Meaning a return to the logic on which the Constitution was conceived, a logic annulled by the amendment of the Constitution in 2003, more precisely by extending the president’s term to five years.
This reorganization would have meant that a new president proposes a new prime minister to a new parliament, a prime minister supported by a freshly confirmed electoral parliamentary majority.
Having missed that moment, the president to be elected on May 18 will start his term, just like all others starting from 2009, with an already elected Parliament, an already constituted majority, and a Government already installed, with the prime minister at the helm, of course.
The president has no direct leverage to dismiss the prime minister. Sure, he can ask him to resign, publicly and privately, attend government meetings that have on the agenda issues of national interest regarding foreign policy, defense of the country, maintenance of public order, without being part of the decisions, though. He can delay appointment or dismissal decrees.

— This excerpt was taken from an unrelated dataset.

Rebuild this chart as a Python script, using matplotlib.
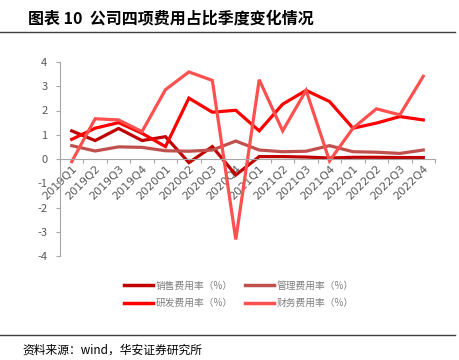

But no more than that.
So, the expectation that a new president will automatically bring a new government or even a new majority is unrealistic if the new president does not have the leverage of a strong parliamentary party to act on the majority and the Government.
And yet, the expectation exists and is even a motivating factor for voting.
Specifically, how are we doing?
The new president will find a prime minister, Marcel Ciolacu, and a functioning government. Can he dismiss the prime minister? No!
Klaus Iohannis needed a year, in his first term, when he sincerely wanted to get rid of Victor Ponta, to achieve his goal. And he wouldn't have succeeded without Dragnea pushing Ponta down the stairs after the Colectiv tragedy.
But after a technocrat year, PSD returned even stronger, and it took almost 3 years for the president to have his own prime minister.
The current PSD prime minister would leave office, either by resignation or by a vote of no confidence. Marcel Ciolacu will not resign because that would mean his political end. The next day, he would also lose the party, which keeps him at the helm only because that way they also control the Government.
Theoretically, he could be dismissed through a vote of no confidence, but only starting from September because the motion of this session has been used, there are no unused signatures for a second one.
Could it pass? Only if PNL were to ally with extremists to bring down the Government they are part of. Very unlikely that they would do that. But let's say they do, and the Government falls. What would follow?
Parliament was elected on December 1 and has the configuration that Romanians voted for. In this configuration, it should be very clear to us that a parliamentary majority without PSD is not possible. And a majority is needed even to install a minority government. Those hoping for a PNL - USR - UDMR government are contradicted by simple arithmetic.
As the pivotal party, it is in the political logic for PSD to claim the position of prime minister. It is also a pragmatic matter.
As an extremely experienced politician once told me, a prime minister from a minor party in a coalition cries in the government meeting. Sure, he is the formal leader, but the real decision lies where the political engine of the majority is.
Let's say that, in a broader majority, if USR were to join the government, together with PNL, they would together have equal weight with PSD. But even so, with PSD being the indispensable one, they would have to voluntarily give up the prime minister position to their partners. Would PSD do such a thing? Never before has PSD relinquished power, especially when elections are still far away.
So, the prime minister would still be from PSD.
Who? PSD does not yet have a well-established replacement for Marcel Ciolacu. So, it would not be excluded for him to remain, because the party's main objective is governance.
Yes, the president can force a designation under the pressure of Parliament dissolution and snap elections. But that takes time. Two governments must fall within 60 days, followed by consultations with the Presidents of the Chambers. It's complicated, involves a lot of instability with very high economic costs.
And during this period of turmoil, a PSD + extremists majority could form, ultimately changing the Senate president and suspending the president, allowing the interim to appoint the prime minister.
Sure, with huge external costs for PSD, but not greater, from their perspective, than losing control of the government.
There is truly only one scenario in which the election of the president could quickly lead to a change of government. Victor Ponta. He can only win with massive PSD votes, immediately taking control of the party essential to any coalition and imposing his own PSD prime minister.
The majority is a terribly risky discussion, I would say. I don't think Mr. Ponta would hesitate to push PSD into a combination with AUR, which in turn is unlikely not to change its president in the hypothesis of this election outcome.